How to manage continuous improvement in testing teams Using Community of Practice

QS-TAG Conference Report, Nuremberg

Alon Linetzki 6,325

I recently have spoken at the QS-TAG Conference 2016, in Nuremberg Germany, one of the most successful QA & testing conferences in Europe today.

One of the sessions in the conference, was held by Nadia Soledad, who presented a challenge that is very common for many companies and organizations. A lot of ‘problems’ are found, which are later on identified to be only symptoms, and which are hiding major root causes and underlying problems (under the iceberg). Nadia suggests we use the Communities of practice – an idea not so new (references from 2002 were presented) – to leverage knowledge sharing, debate, and transition of ideas and solutions with the larger group, across teams and distributed locations.

Substantial benefits, both to the individual and to the organization were shown, from improving CI, more ideas generating to resolve problems, to help with challenges, access to expertise, sense of belonging, and more.

The story that was shared, is on how Nadia and others implemented the CoP (Community of Practice) in a testing team, scattered and distributed. Beside an official role – CoP leader and vice leader (term committed = 2 years), there is a commitment by management, allowing the Community to meet for 2 hours a month, and another 2 hours if/when necessary per month (Btw, if a community involves 10 testers and more, that is a 40 hours commitment for management!)

Of course the guidelines are fuzzy, as many variations can be done for setting up and running such a community – small/big group, co-located/distributed, unrecognized/institutionalized, etc.

The topics and agenda for the community can be vast in scope, and does relate to the main challenges of the company and organization at that time, and the professionals who populate the community. For example, when you read the Spotify story, discussing Squads, and Tribes, there is also a discussion about Guilds. Such a Guild is the Community of Practice, which is also mentioned in other large scale agile approaches.

One conclusion is that measurements and metrics need to be recognized, identified, set up, and measured so we all know we have reached the desired outcome. Those are not as easy as they first look like. They might include an observation over the testing process and how it was improved, a look on hiring good testers and how they are integrated in the team, an annual survey to the testers to know how they felt participating in the community and more.
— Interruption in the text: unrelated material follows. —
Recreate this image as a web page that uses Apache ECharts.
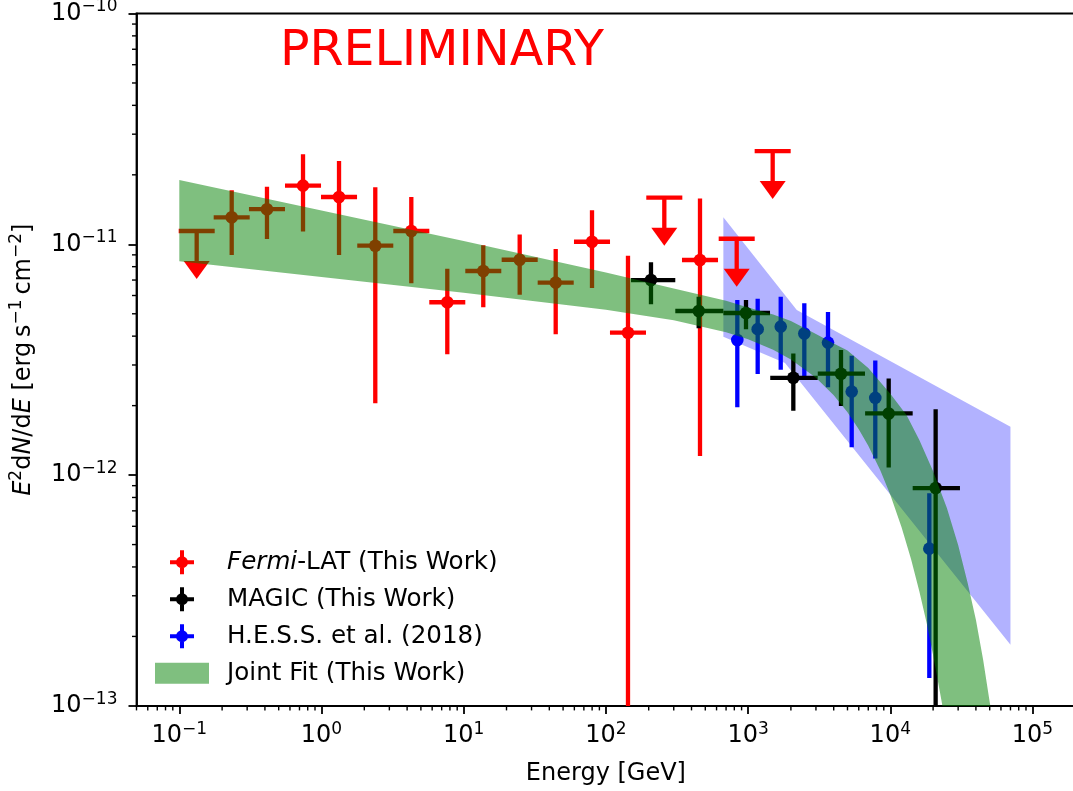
<!DOCTYPE html>
<html>
<head>
<meta charset="utf-8">
<title>SED</title>
<script src="https://cdn.jsdelivr.net/npm/echarts@6/dist/echarts.min.js"></script>
<style>
  html, body { margin: 0; padding: 0; background: #fff; }
  #chart { width: 1073px; height: 791px; }
</style>
</head>
<body>
<div id="chart"></div>
<script>
// Fermi-LAT (energy in GeV, E2dN/dE in erg s^-1 cm^-2), fermiUL = 1 for upper limits
const fermiE   = [0.1325, 0.2336, 0.4136, 0.7413, 1.328, 2.389, 4.281, 7.667, 13.73, 24.76, 44.36, 79.85, 143.0, 257.5, 458.9, 831.5, 1489];
const fermiELo = [0.0990, 0.1745, 0.3089, 0.5537, 0.992, 1.784, 3.198, 5.727, 10.26, 18.49, 33.13, 59.64, 106.8, 192.3, 342.8, 621.1, 1112];
const fermiEHi = [0.1774, 0.3127, 0.5537, 0.9925, 1.778, 3.198, 5.731, 10.26, 18.38, 33.15, 59.39, 106.9, 191.4, 344.7, 614.4, 1113, 1993];
const fermiF   = [1.142e-11, 1.309e-11, 1.419e-11, 1.795e-11, 1.603e-11, 9.86e-12, 1.142e-11, 5.61e-12, 7.66e-12, 8.57e-12, 6.82e-12, 1.026e-11, 4.14e-12, 1.592e-11, 8.55e-12, 1.057e-11, 2.535e-11];
const fermiFLo = [null, 8.99e-12, 1.054e-11, 1.135e-11, 8.99e-12, 2.05e-12, 6.78e-12, 3.34e-12, 5.33e-12, 6.05e-12, 4.08e-12, 6.47e-12, 1e-14, null, 1.21e-12, null, null];
const fermiFHi = [null, 1.714e-11, 1.777e-11, 2.455e-11, 2.296e-11, 1.766e-11, 1.603e-11, 7.83e-12, 9.90e-12, 1.104e-11, 9.55e-12, 1.403e-11, 8.93e-12, null, 1.578e-11, null, null];
const fermiUL  = [1, 0, 0, 0, 0, 0, 0, 0, 0, 0, 0, 0, 0, 1, 0, 1, 1];

// MAGIC
const magicE   = [207.5, 449.5, 966.5, 2080, 4501, 9745, 20840];
const magicELo = [150.2, 307.6, 670, 1431, 3090, 6650, 14370];
const magicEHi = [307.6, 670, 1426, 3087, 6637, 14370, 30900];
const magicF   = [7.00e-12, 5.14e-12, 5.04e-12, 2.64e-12, 2.75e-12, 1.85e-12, 8.79e-13];
const magicFLo = [5.50e-12, 4.33e-12, 4.28e-12, 1.90e-12, 1.99e-12, 1.08e-12, 1e-14];
const magicFHi = [8.36e-12, 5.93e-12, 5.74e-12, 3.36e-12, 3.48e-12, 2.62e-12, 1.93e-12];

// H.E.S.S. et al. (2018)
const hessE   = [839.8, 1168, 1696, 2485, 3647, 5353, 7842, 18810];
const hessF   = [3.85e-12, 4.29e-12, 4.40e-12, 4.11e-12, 3.75e-12, 2.30e-12, 2.16e-12, 4.80e-13];
const hessFLo = [1.97e-12, 2.74e-12, 2.86e-12, 2.69e-12, 2.40e-12, 1.32e-12, 1.18e-12, 1.32e-13];
const hessFHi = [5.74e-12, 5.81e-12, 5.92e-12, 5.55e-12, 5.09e-12, 3.29e-12, 3.14e-12, 8.35e-13];

// H.E.S.S. band edges
const hessBandUpE = [670, 2200, 7e4];
const hessBandUpF = [1.31e-11, 5.19e-12, 1.62e-12];
const hessBandLoE = [670, 1818, 7e4];
const hessBandLoF = [3.98e-12, 3.06e-12, 1.84e-13];

// joint fit band edges
const fitUpE = [0.1, 1, 10, 100, 300, 700, 1000, 1500, 2000, 3000, 4000, 5000, 7000, 1e4, 1.3e4, 1.6e4, 2e4, 2.5e4, 3e4, 3.5e4, 4e4, 4.5e4, 5e4, 6e4];
const fitUpF = [1.900e-11, 1.400e-11, 1.033e-11, 7.55e-12, 6.44e-12, 5.69e-12, 5.32e-12, 4.96e-12, 4.65e-12, 4.09e-12, 3.72e-12, 3.47e-12, 2.91e-12, 2.25e-12, 1.82e-12, 1.42e-12, 1.04e-12, 7.20e-13, 4.98e-13, 3.41e-13, 2.36e-13, 1.58e-13, 1.04e-13, 5.28e-14];
const fitLoE = [0.1, 1, 10, 100, 300, 700, 1000, 1500, 2000, 3000, 4000, 5000, 6000, 7000, 8500, 1e4, 1.2e4, 1.4e4, 1.6e4, 1.8e4, 2e4, 2.3e4, 2.6e4];
const fitLoF = [8.44e-12, 7.22e-12, 6.17e-12, 5.20e-12, 4.69e-12, 4.16e-12, 3.88e-12, 3.49e-12, 3.17e-12, 2.64e-12, 2.22e-12, 1.87e-12, 1.58e-12, 1.34e-12, 1.05e-12, 8.23e-13, 5.95e-13, 4.32e-13, 3.14e-13, 2.29e-13, 1.66e-13, 1.04e-13, 6.45e-14];

const xMin = 0.05, xMax = 2e5, yMin = 1e-13, yMax = 1e-10;
const FONT = '"DejaVu Sans", sans-serif';

// minor tick positions (2..9 per decade)
const xMinor = [], yMinor = [];
for (let d = -2; d <= 5; d++) {
  for (let m = 2; m <= 9; m++) {
    const v = m * Math.pow(10, d);
    if (v >= xMin && v <= xMax) xMinor.push([v, yMin]);
  }
}
for (let d = -13; d <= -11; d++) {
  for (let m = 2; m <= 9; m++) yMinor.push([xMin, m * Math.pow(10, d)]);
}

function renderErrorBar(params, api) {
  const e = api.value(0), f = api.value(1);
  const color = api.visual('color');
  const c = api.coord([e, f]);
  const lw = 4.3;
  const kids = [];
  const eLo = api.value(2), eHi = api.value(3);
  if (eHi > eLo) {
    const l = api.coord([eLo, f]), r = api.coord([eHi, f]);
    kids.push({ type: 'line', shape: { x1: l[0], y1: c[1], x2: r[0], y2: c[1] }, style: { stroke: color, lineWidth: lw } });
  }
  if (api.value(6) === 1) {
    kids.push({ type: 'line', shape: { x1: c[0], y1: c[1], x2: c[0], y2: c[1] + 31 }, style: { stroke: color, lineWidth: lw } });
    kids.push({ type: 'polygon', shape: { points: [[c[0] - 13, c[1] + 30], [c[0] + 13, c[1] + 30], [c[0], c[1] + 48]] }, style: { fill: color } });
  } else {
    const t = api.coord([e, api.value(5)]), b = api.coord([e, api.value(4)]);
    kids.push({ type: 'line', shape: { x1: c[0], y1: t[1], x2: c[0], y2: b[1] }, style: { stroke: color, lineWidth: lw } });
    kids.push({ type: 'circle', shape: { cx: c[0], cy: c[1], r: 6.3 }, style: { fill: color } });
  }
  return { type: 'group', children: kids };
}

function bandRenderer(upE, upF, loE, loF, fill) {
  return function (params, api) {
    const pts = [];
    for (let i = 0; i < upE.length; i++) pts.push(api.coord([upE[i], upF[i]]));
    for (let i = loE.length - 1; i >= 0; i--) pts.push(api.coord([loE[i], loF[i]]));
    return { type: 'polygon', shape: { points: pts }, style: { fill: fill } };
  };
}

function expLabel(v) {
  const p = Math.round(Math.log10(v));
  return '{b|10}{s|' + String(p).replace('-', '\u2212') + '}';
}

const crossIcon = 'path://M0,10L24,10L24,14L0,14Z M10,0L14,0L14,24L10,24Z M6,12A6,6 0 1,1 18,12A6,6 0 1,1 6,12Z';
const rectIcon = 'path://M0,0L54,0L54,21L0,21Z';

const fermiData = fermiE.map((e, i) => [e, fermiF[i], fermiELo[i], fermiEHi[i],
  fermiFLo[i] == null ? fermiF[i] : fermiFLo[i], fermiFHi[i] == null ? fermiF[i] : fermiFHi[i], fermiUL[i]]);
const magicData = magicE.map((e, i) => [e, magicF[i], magicELo[i], magicEHi[i], magicFLo[i], magicFHi[i], 0]);
const hessData = hessE.map((e, i) => [e, hessF[i], e, e, hessFLo[i], hessFHi[i], 0]);

const labelRich = {
  b: { fontFamily: FONT, fontSize: 24, color: '#000', lineHeight: 30 },
  s: { fontFamily: FONT, fontSize: 17, color: '#000', lineHeight: 17, verticalAlign: 'top' }
};

const chart = echarts.init(document.getElementById('chart'), null, { renderer: 'canvas' });
chart.setOption({
  animation: false,
  backgroundColor: '#fff',
  grid: {
    left: 136.5, top: 13.5, width: 938.8, height: 692.4,
    show: true, borderColor: '#000', borderWidth: 1.8,
    containLabel: false, outerBoundsMode: 'none'
  },
  xAxis: {
    type: 'log', logBase: 10, min: xMin, max: xMax,
    name: 'Energy [GeV]', nameLocation: 'middle', nameGap: 56,
    nameTextStyle: { fontFamily: FONT, fontSize: 24, color: '#000' },
    axisLine: { show: true, lineStyle: { color: '#000', width: 1.8 } },
    axisTick: { show: true, length: 8, lineStyle: { color: '#000', width: 1.8 } },
    axisLabel: { margin: 15, formatter: expLabel, rich: labelRich, showMinLabel: false, showMaxLabel: false },
    splitLine: { show: false }
  },
  yAxis: {
    type: 'log', logBase: 10, min: yMin, max: yMax,
    name: '{i|E}{s|2}d{i|N}/d{i|E} [erg\u2009s{s|\u22121}\u2009cm{s|\u22122}]',
    nameLocation: 'middle', nameGap: 98,
    nameTextStyle: {
      fontFamily: FONT, fontSize: 24, color: '#000',
      rich: {
        i: { fontFamily: FONT, fontSize: 24, fontStyle: 'italic', color: '#000', lineHeight: 30 },
        s: { fontFamily: FONT, fontSize: 17, color: '#000', lineHeight: 17, verticalAlign: 'top' }
      }
    },
    axisLine: { show: true, lineStyle: { color: '#000', width: 1.8 } },
    axisTick: { show: true, length: 8, lineStyle: { color: '#000', width: 1.8 } },
    axisLabel: { margin: 19, formatter: expLabel, rich: labelRich },
    splitLine: { show: false }
  },
  legend: {
    orient: 'vertical', left: 155, top: 549.7, padding: 0,
    itemWidth: 54, itemHeight: 24, itemGap: 12, selectedMode: false,
    textStyle: {
      fontFamily: FONT, fontSize: 24.6, color: '#000', lineHeight: 24, padding: [0, 0, 0, 13],
      rich: { i: { fontFamily: FONT, fontSize: 24.6, fontStyle: 'italic', color: '#000', lineHeight: 24 } }
    },
    formatter: name => name === 'Fermi-LAT (This Work)' ? '{i|Fermi}-LAT (This Work)' : name,
    data: [
      { name: 'Fermi-LAT (This Work)', icon: crossIcon, itemStyle: { color: '#ff0000' } },
      { name: 'MAGIC (This Work)', icon: crossIcon, itemStyle: { color: '#000000' } },
      { name: 'H.E.S.S. et al. (2018)', icon: crossIcon, itemStyle: { color: '#0000ff' } },
      { name: 'Joint Fit (This Work)', icon: rectIcon, itemStyle: { color: 'rgba(0,128,0,0.5)' } }
    ]
  },
  graphic: [{
    type: 'text', x: 280, y: 52,
    style: { text: 'PRELIMINARY', fill: '#ff0000', font: '49px "DejaVu Sans"', verticalAlign: 'middle', align: 'left' }
  }],
  series: [
    {
      name: 'H.E.S.S. band', type: 'custom', z: 1, clip: true, silent: true,
      itemStyle: { color: 'rgba(0,0,255,0.3)' },
      renderItem: bandRenderer(hessBandUpE, hessBandUpF, hessBandLoE, hessBandLoF, 'rgba(0,0,255,0.3)'),
      encode: { x: 0, y: 1 }, data: [[hessBandUpE[0], hessBandUpF[0]]]
    },
    {
      name: 'Fermi-LAT (This Work)', type: 'custom', z: 2, clip: true, silent: true,
      itemStyle: { color: '#ff0000' }, renderItem: renderErrorBar,
      encode: { x: 0, y: 1 }, data: fermiData
    },
    {
      name: 'H.E.S.S. et al. (2018)', type: 'custom', z: 3, clip: true, silent: true,
      itemStyle: { color: '#0000ff' }, renderItem: renderErrorBar,
      encode: { x: 0, y: 1 }, data: hessData
    },
    {
      name: 'MAGIC (This Work)', type: 'custom', z: 4, clip: true, silent: true,
      itemStyle: { color: '#000000' }, renderItem: renderErrorBar,
      encode: { x: 0, y: 1 }, data: magicData
    },
    {
      name: 'Joint Fit (This Work)', type: 'custom', z: 5, clip: true, silent: true,
      itemStyle: { color: 'rgba(0,128,0,0.5)' },
      renderItem: bandRenderer(fitUpE, fitUpF, fitLoE, fitLoF, 'rgba(0,128,0,0.5)'),
      encode: { x: 0, y: 1 }, data: [[fitUpE[0], fitUpF[0]]]
    },
    {
      name: 'x minor ticks', type: 'custom', z: 6, clip: false, silent: true,
      renderItem: (params, api) => {
        const p = api.coord([api.value(0), api.value(1)]);
        return { type: 'line', shape: { x1: p[0], y1: p[1], x2: p[0], y2: p[1] + 4.5 }, style: { stroke: '#000', lineWidth: 1.4 } };
      },
      encode: { x: 0, y: 1 }, data: xMinor
    },
    {
      name: 'y minor ticks', type: 'custom', z: 6, clip: false, silent: true,
      renderItem: (params, api) => {
        const p = api.coord([api.value(0), api.value(1)]);
        return { type: 'line', shape: { x1: p[0], y1: p[1], x2: p[0] - 4.5, y2: p[1] }, style: { stroke: '#000', lineWidth: 1.4 } };
      },
      encode: { x: 0, y: 1 }, data: yMinor
    }
  ]
});
</script>
</body>
</html>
Especially, a dashboard was set up with measurements on: dedication, number of emerged and implemented improvements, growth in the knowledge base, and assistance of the community members (active, etc.). Graphs were shown to present progress on those measurements during the years 2011-2015, showing a huge increase in involvement and implementation of good idea suggestions.

The conclusion Nadia was showing, is that the iceberg of problems under the water, the underlying problems, are supported and strengthen now with community understanding, sharing of knowledge, and activities done – which benefits the company with reduced time and effort, a feeling of belonging (to employees), knowledge is there (documentation and lessons learned), new areas are researched and so professional knowledge grows.
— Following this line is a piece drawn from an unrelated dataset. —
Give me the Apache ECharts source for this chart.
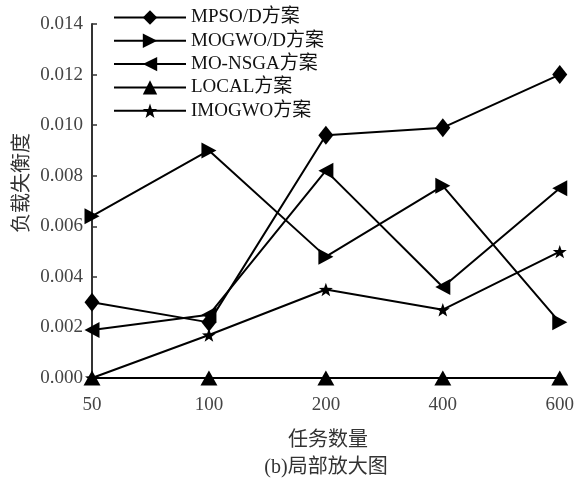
<!DOCTYPE html>
<html>
<head>
<meta charset="utf-8">
<script src="https://cdn.jsdelivr.net/npm/echarts@6/dist/echarts.min.js"></script>
<style>
  html, body { margin: 0; padding: 0; background: #fff; }
  #chart { width: 577px; height: 482px; }
</style>
</head>
<body>
<div id="chart"></div>
<script>
// Task counts on the x axis
var taskCounts = ['50', '100', '200', '400', '600'];

// Load imbalance degree for each scheme
var mpsoD   = [0.0030, 0.0022, 0.0096, 0.0099, 0.0120];
var mogwoD  = [0.0064, 0.0090, 0.0048, 0.0076, 0.0022];
var moNsga  = [0.0019, 0.0025, 0.0082, 0.0036, 0.0075];
var local   = [0.0000, 0.0000, 0.0000, 0.0000, 0.0000];
var imogwo  = [0.0000, 0.0017, 0.0035, 0.0027, 0.0050];

var seriesNames = ['MPSO/D方案', 'MOGWO/D方案', 'MO-NSGA方案', 'LOCAL方案', 'IMOGWO方案'];

var serif = '"Liberation Serif", "Times New Roman", "Noto Sans CJK SC", serif';
var cjk = '"Noto Sans CJK SC", "Liberation Serif", serif';

var triRight = 'path://M0,0 L10,5 L0,10 Z';
var triLeft = 'path://M10,0 L0,5 L10,10 Z';
var star = 'path://M10,0 L12.35,6.76 L19.51,6.91 L13.8,11.24 L15.88,18.09 L10,14 L4.12,18.09 L6.2,11.24 L0.49,6.91 L7.65,6.76 Z';

function makeSeries(name, data, symbol, size) {
  return {
    name: name,
    type: 'line',
    data: data,
    symbol: symbol,
    symbolSize: size,
    symbolKeepAspect: true,
    showAllSymbol: true,
    lineStyle: { color: '#000', width: 2 },
    itemStyle: { color: '#000' },
    emphasis: { disabled: true },
    animation: false
  };
}

var chart = echarts.init(document.getElementById('chart'), null, { renderer: 'canvas' });
chart.setOption({
  backgroundColor: '#fff',
  animation: false,
  grid: { left: 92, right: 14, top: 24, bottom: 104 },
  legend: {
    left: 108,
    top: 3,
    orient: 'vertical',
    itemWidth: 72,
    itemHeight: 18,
    itemGap: 4.3,
    data: seriesNames,
    textStyle: { fontFamily: serif, fontSize: 19, color: '#111' },
    selectedMode: false
  },
  xAxis: {
    type: 'category',
    data: taskCounts,
    boundaryGap: false,
    axisLine: { lineStyle: { color: '#333', width: 2 } },
    axisTick: { show: false },
    axisLabel: { fontFamily: serif, fontSize: 19, color: '#444', margin: 18 },
    splitLine: { show: false }
  },
  yAxis: {
    type: 'value',
    min: 0,
    max: 0.014,
    interval: 0.002,
    axisLine: { show: true, lineStyle: { color: '#333', width: 2 } },
    axisTick: { show: true, inside: true, length: 5, lineStyle: { color: '#333', width: 1.5 } },
    axisLabel: {
      fontFamily: serif, fontSize: 19, color: '#444', margin: 9,
      formatter: function (v) { return v.toFixed(3); }
    },
    splitLine: { show: false }
  },
  graphic: [
    {
      type: 'text',
      x: 20, y: 183,
      rotation: Math.PI / 2,
      style: {
        text: '负载失衡度', font: '20px ' + cjk, fill: '#333',
        textAlign: 'center', textVerticalAlign: 'middle'
      }
    },
    {
      type: 'text',
      x: 328, y: 438,
      style: {
        text: '任务数量', font: '20px ' + cjk, fill: '#333',
        textAlign: 'center', textVerticalAlign: 'middle'
      }
    },
    {
      type: 'text',
      x: 326, y: 468,
      style: {
        text: '(b)局部放大图', font: '20px ' + serif, fill: '#333',
        textAlign: 'center', textVerticalAlign: 'middle'
      }
    }
  ],
  series: [
    makeSeries(seriesNames[0], mpsoD, 'diamond', [15, 19]),
    makeSeries(seriesNames[1], mogwoD, triRight, [15, 16]),
    makeSeries(seriesNames[2], moNsga, triLeft, [15, 16]),
    makeSeries(seriesNames[3], local, 'triangle', [17, 15]),
    makeSeries(seriesNames[4], imogwo, star, [14, 14])
  ]
});
</script>
</body>
</html>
The presentation finished with lessons learned: management is critical in CoP implementation, engaging active testers is key, involvement of testers increase if they see they can solve a problem for the project, and that both technical and managerial skills are needed to be community leader.

Collecting measurements in order to show progress and benefits of the CoP is still a challenge, as well as how to measure the use of knowledge generated in the Community and more.

My personal note:

The presentation showed a pragmatic experience of implementing Community of Practice, in parallel to showing the difficulties and challenges in the implementation, leaving us the participants, with the main observations and challenges yet to be achieved in the future.
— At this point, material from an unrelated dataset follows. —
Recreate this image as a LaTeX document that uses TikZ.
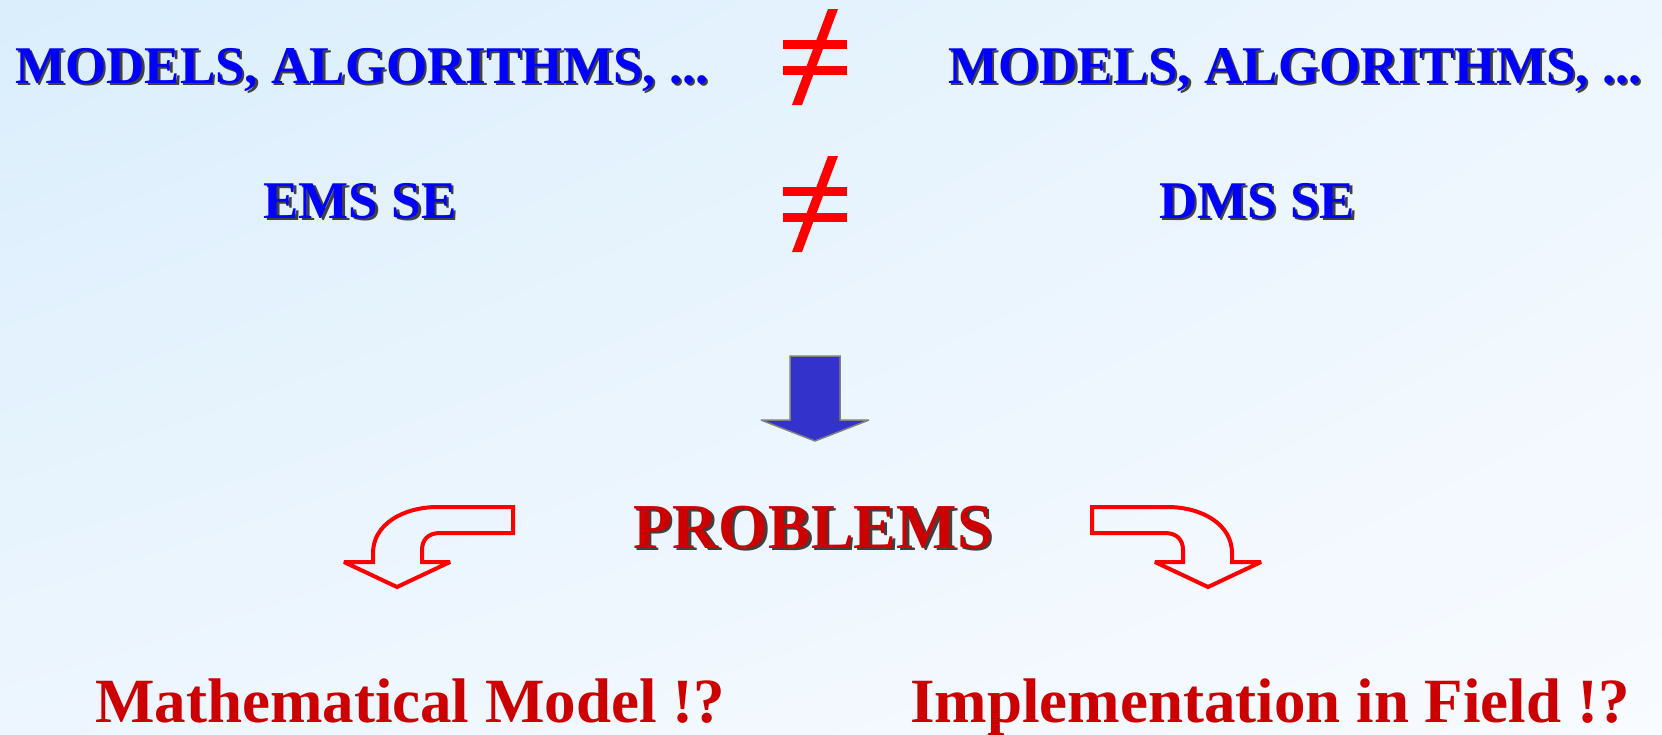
\documentclass[tikz,border=0pt]{standalone}
\usepackage{fontspec}
\setmainfont{Liberation Serif}
\usetikzlibrary{shadings}
\definecolor{txtblue}{HTML}{0000FF}
\definecolor{txtred}{HTML}{CC0000}
\definecolor{symred}{HTML}{FF0000}
\definecolor{arrblue}{HTML}{3333CC}
\definecolor{bgA}{HTML}{DAEEFC}
\definecolor{bgB}{HTML}{EDF6FE}
\definecolor{bgC}{HTML}{F8FBFF}
\newcommand\shtext[1]{\leavevmode\rlap{\hspace{2.5pt}\raisebox{-2.5pt}{\color{black!75}#1}}#1}
\tikzset{
  bigblue/.style={anchor=base, inner sep=0pt, text=txtblue, font=\fontsize{53}{60}\selectfont\bfseries},
  probtxt/.style={anchor=base, inner sep=0pt, text=txtred, font=\fontsize{64}{70}\selectfont\bfseries},
  bottxt/.style={anchor=base, inner sep=0pt, text=txtred, font=\fontsize{63}{70}\selectfont\bfseries},
  neqpart/.style={fill=symred, draw=none},
  bentarrow/.style={draw=symred, line width=4pt, line join=miter, miter limit=2, fill=none},
  downarrow/.style={fill=arrblue, draw=gray, line width=1.5pt, line join=miter, miter limit=2}
}
\begin{document}
\begin{tikzpicture}[x=1pt,y=-1pt]
\useasboundingbox (0,0) rectangle (1662,734);
\shade[upper left=bgA, upper right=bgB, lower left=bgB, lower right=bgC] (0,0) rectangle (1662,734);

% top row texts
\node[bigblue] (mL) at (362,83) {\shtext{MODELS, ALGORITHMS, ...}};
\node[bigblue] (mR) at (1295,83) {\shtext{MODELS, ALGORITHMS, ...}};
\node[bigblue] (ems) at (360,218) {\shtext{EMS SE}};
\node[bigblue] (dms) at (1257,218) {\shtext{DMS SE}};

% not-equal signs
\foreach \dy in {0,147}{
  \begin{scope}[yshift=-\dy pt]
    \fill[neqpart] (783,39.5) rectangle (847,48.5);
    \fill[neqpart] (783,66) rectangle (847,75);
    \fill[neqpart] (828,9) -- (838,9) -- (802,105) -- (792,105) -- cycle;
  \end{scope}
}

% blue down arrow
\draw[downarrow] (790,356) -- (840,356) -- (840,420) -- (869,420) -- (815,441) -- (761,420) -- (790,420) -- cycle;

% PROBLEMS
\node[probtxt] (prob) at (813,548) {\shtext{PROBLEMS}};

% bent arrows
\draw[bentarrow] (513,507) -- (438,507) .. controls (402,507) and (373,525) .. (373,553) -- (373,562) -- (344,562) -- (397,587) -- (450,562) -- (422,562) -- (422,550) .. controls (422,540) and (428,533) .. (440,533) -- (513,533) -- cycle;
\draw[bentarrow] (1092,507) -- (1167,507) .. controls (1203,507) and (1232,525) .. (1232,553) -- (1232,562) -- (1261,562) -- (1208,587) -- (1155,562) -- (1183,562) -- (1183,550) .. controls (1183,540) and (1177,533) .. (1165,533) -- (1092,533) -- cycle;

% bottom texts
\node[bottxt] (math) at (410,722) {Mathematical Model !?};
\node[bottxt] (impl) at (1270,722) {Implementation in Field !?};
\end{tikzpicture}
\end{document}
It was always the case - and so not surprising - that a good mix of people, processes and knowledge, build up good projects! These are factors which can vary a lot and implementing CoP, is one of the useful ways to increase knowledge, support professional behavior and actions (processes) by the different teams, and clear out most of the misunderstanding that is a main factor in the underlying symptoms which mask problems.

Read my coming next post/article, on “Finding & fixing Problems, Not Symptoms”, on my website.

Going forward, I believe we should all share more, in the larger market community, how we implement CoPs, and improve the way we communicate knowledge internally in the organization, by using external  discussion in the market, using forums, discussion groups, and other means.